1. Missing return and leihdauer timestamp
2. Leihdauer > 365 days

**ATTENTION: So far, only rules for the loan period and return have been formulated.
Further rules should be defined for further analyses on other columns!**

No other filtering is applied at this stage.

### 1. Missing return timestamp and leihdauer timestamp

Records without a return timestamp, corresponding to items not yet returned at the time of data extraction, were excluded from further analysis.

In [11]:
# --- heck assumption: missing return timestamp ⇔ missing duration ---
mask_return_missing = borrowings[RETURN_COL].isna()
mask_duration_missing = borrowings[DURATION_COL].isna()

check_table = pd.crosstab(
    mask_return_missing,
    mask_duration_missing,
    rownames=["return_missing"],
    colnames=["duration_missing"]
)

display(check_table)

# verify assumption
if check_table.loc[True, False] == 0:
    print("Assumption holds: whenever return timestamp is missing, duration is also missing.")
else:
    print("WARNING: There are cases with missing return timestamp but present duration.")
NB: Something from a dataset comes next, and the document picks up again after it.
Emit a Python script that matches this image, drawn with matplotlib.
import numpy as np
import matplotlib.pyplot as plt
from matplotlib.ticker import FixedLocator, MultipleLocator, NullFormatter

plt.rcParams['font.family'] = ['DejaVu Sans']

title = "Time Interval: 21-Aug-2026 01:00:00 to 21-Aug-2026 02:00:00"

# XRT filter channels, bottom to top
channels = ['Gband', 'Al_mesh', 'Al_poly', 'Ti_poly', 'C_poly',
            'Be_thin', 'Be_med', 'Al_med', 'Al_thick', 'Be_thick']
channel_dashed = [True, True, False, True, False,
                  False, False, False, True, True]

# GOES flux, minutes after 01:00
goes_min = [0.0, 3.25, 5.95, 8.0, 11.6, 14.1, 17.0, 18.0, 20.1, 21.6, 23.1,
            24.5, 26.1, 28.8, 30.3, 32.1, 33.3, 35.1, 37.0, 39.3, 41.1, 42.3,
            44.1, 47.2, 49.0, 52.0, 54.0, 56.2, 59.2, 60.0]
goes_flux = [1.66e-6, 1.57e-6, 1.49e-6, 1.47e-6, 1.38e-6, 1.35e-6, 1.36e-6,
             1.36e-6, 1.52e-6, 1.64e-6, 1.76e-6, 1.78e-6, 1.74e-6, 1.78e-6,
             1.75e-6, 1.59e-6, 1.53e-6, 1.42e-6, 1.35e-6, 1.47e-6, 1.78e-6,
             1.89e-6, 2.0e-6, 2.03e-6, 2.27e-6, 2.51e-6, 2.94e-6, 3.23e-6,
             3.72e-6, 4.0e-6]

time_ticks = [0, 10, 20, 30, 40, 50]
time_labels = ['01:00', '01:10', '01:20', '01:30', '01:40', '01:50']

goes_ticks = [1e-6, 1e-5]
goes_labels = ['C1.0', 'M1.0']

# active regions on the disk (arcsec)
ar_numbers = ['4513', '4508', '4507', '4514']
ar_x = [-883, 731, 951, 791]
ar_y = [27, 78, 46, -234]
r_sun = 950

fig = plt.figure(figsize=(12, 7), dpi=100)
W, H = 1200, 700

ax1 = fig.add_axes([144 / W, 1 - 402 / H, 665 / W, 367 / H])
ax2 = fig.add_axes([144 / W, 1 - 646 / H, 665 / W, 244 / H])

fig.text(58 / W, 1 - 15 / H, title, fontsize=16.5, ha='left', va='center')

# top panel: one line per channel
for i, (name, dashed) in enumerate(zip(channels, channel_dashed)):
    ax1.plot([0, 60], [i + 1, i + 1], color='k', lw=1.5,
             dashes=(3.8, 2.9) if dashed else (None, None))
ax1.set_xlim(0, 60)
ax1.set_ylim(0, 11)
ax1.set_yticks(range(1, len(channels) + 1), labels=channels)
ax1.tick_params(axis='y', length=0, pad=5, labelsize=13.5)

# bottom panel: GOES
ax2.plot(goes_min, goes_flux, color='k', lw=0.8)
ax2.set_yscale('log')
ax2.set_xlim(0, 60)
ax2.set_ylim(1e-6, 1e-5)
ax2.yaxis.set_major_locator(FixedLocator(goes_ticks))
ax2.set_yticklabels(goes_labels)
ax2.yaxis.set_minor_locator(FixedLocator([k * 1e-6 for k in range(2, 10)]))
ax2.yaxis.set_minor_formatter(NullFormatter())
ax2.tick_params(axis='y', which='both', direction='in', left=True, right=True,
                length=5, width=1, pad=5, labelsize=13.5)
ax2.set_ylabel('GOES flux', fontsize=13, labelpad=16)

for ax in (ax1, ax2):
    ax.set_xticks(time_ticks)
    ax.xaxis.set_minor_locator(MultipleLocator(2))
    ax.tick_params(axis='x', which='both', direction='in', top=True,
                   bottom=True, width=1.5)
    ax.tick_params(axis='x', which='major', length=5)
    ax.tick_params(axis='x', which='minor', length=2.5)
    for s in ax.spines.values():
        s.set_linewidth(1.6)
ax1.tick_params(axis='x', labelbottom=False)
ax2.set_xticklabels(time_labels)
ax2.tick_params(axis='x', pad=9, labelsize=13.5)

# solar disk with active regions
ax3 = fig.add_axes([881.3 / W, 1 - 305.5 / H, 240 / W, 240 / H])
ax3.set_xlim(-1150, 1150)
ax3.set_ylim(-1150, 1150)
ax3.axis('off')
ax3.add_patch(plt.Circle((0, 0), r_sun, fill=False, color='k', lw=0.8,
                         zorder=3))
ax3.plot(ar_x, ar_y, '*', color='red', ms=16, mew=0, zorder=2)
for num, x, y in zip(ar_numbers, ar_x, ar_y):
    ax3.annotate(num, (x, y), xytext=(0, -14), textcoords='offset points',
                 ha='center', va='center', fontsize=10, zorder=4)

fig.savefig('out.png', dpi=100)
# remove not-yet-returned items (missing return timestamp)
before_n = len(borrowings)
borrowings = borrowings.loc[~mask_return_missing].copy()
after_n = len(borrowings)

print(f"Removed {before_n - after_n} rows with missing return timestamp.")
print("Remaining rows:", after_n)


duration_missing,False,True
return_missing,Unnamed: 1_level_1,Unnamed: 2_level_1
False,2358824,0
True,0,48786


Assumption holds: whenever return timestamp is missing, duration is also missing.
Removed 48786 rows with missing return timestamp.
Remaining rows: 2358824


### 2. Leihdauer > 365 days
Borrowings with a loan duration exceeding one year were excluded, as these correspond to special administrative cases rather than regular lending behavior.

In [12]:
# --- remove special cases: loan duration > 365 days ---
before_n = len(borrowings)

borrowings = borrowings.loc[borrowings["Leihdauer"] <= 365].copy()

after_n = len(borrowings)
removed_n = before_n - after_n

print(f"Removed {removed_n} rows with Leihdauer > 365 days.")
print("Remaining rows:", after_n)

Removed 1678 rows with Leihdauer > 365 days.
Remaining rows: 2357146


## Save cleaned Dataset

In [13]:
borrowings.to_csv(OUTPUT_FILE, index=False, sep=";", quotechar='"', encoding="utf-8")
print("Saved cleaned dataset to:", OUTPUT_FILE)

Saved cleaned dataset to: ../data/processed/borrowings_2019_2025_cleaned.csv


## Cleaning summary

- missing return stamp and leihdauer were removed, also loan period longer than 365 days
- The resulting dataset is intended as the input for EDA and modeling notebooks.